Saturday Spotlight – Oleg Eyser (1/11/20)

I am Number 1247, minted on the hills on April 28, 2019.This may sound like the start of a promising android story, but it isn’t…Instead it is just another Saturday Spotlight… of someone who hasn’t been a runner for most of his life. Even worse, I always thought running was stupid. Bad for your knees. And what’s the point anyways? Let me read a book, play a game or have a drink together. Food anyone? Until you get older and the weight doesn’t stay off as easily anymore. Maybe visiting a gym a time or two each week isn’t such a bad idea.

Once I started, I actually liked the sweaty mess that I turned into on the treadmill. At some point, new motivation was needed, though, and I signed up for my first race, the Lt. Michael Murphy Run Around the Lake in 2017. This happened to be a rainy day, but already quite warm for June. The treadmill or good-weather-outside runner in me decided to wear a hoodie… please don’t ask. I finished in under 32 minutes and was quite happy, although the picture doesn’t exactly tell the same story.Rewind: I was born and raised in a small town/village in Northern Germany just a few miles west of the iron curtain — peak of Generation X. Other than the fear of nuclear fallout, in retrospect my childhood is an idyllic picture free of worries.
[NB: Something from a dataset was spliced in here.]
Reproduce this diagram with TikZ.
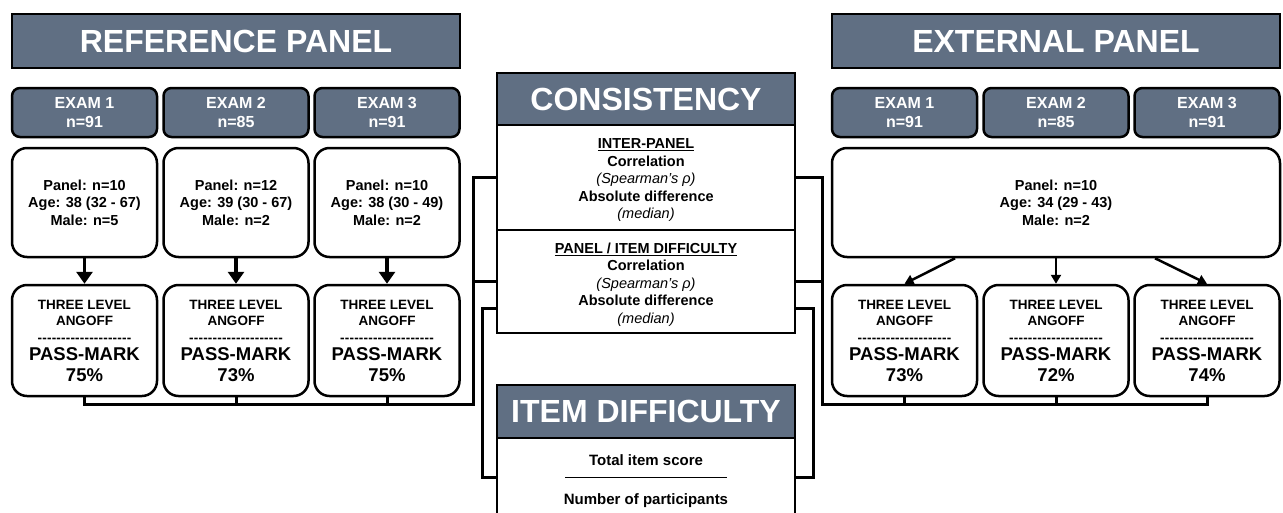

Living through it of course wasn’t all sunshine and flowers, but memories are selective and that’s a good thing. Before we knew it, the Berlin wall came down, Germany was reunited, and the end of the world turned into the middle of Europe overnight just when I reached my wild teenager days. I like to tell people about Hamburg. It is Germany’s second largest and surprisingly little known city in the North, but people who have visited it typically keep it in a special place in their hearts. I have lived there for 12 years and it was not exactly an easy decision to leave.

Yet, here I am enjoying the summers on Long Island for over ten years already. For me, warm days are good days (humid or not), although I have learned to appreciate the colder weather lately (purely running related). My partner and I are recent transplants to Patchogue and the move has been much appreciated by Seamus, a black Labrador Retriever, who has now taken reign over his own private backyard.By day, I am a physicist at Brookhaven National Lab which is home to the Relativistic Heavy Ion Collider (we call it RHIC for short). Our goal is basic research and we study the substructure of atomic nuclei by smashing those particles together at very high energies (at almost the speed of light).

In case you are wondering: No, this is NOT secret research. Come visit during one of our Summer Sundays (usually late July / early August). RHIC is currently the only operating high energy particle collider in the United States and you can take a look at the real thing!Lastly, thanks to everyone for creating such a nice community! I’ve been reading the Spotlights every Saturday since last spring and it feels like I know a lot of you much better than I actually do. This week it’s my turn, so don’t be a stranger and say hello.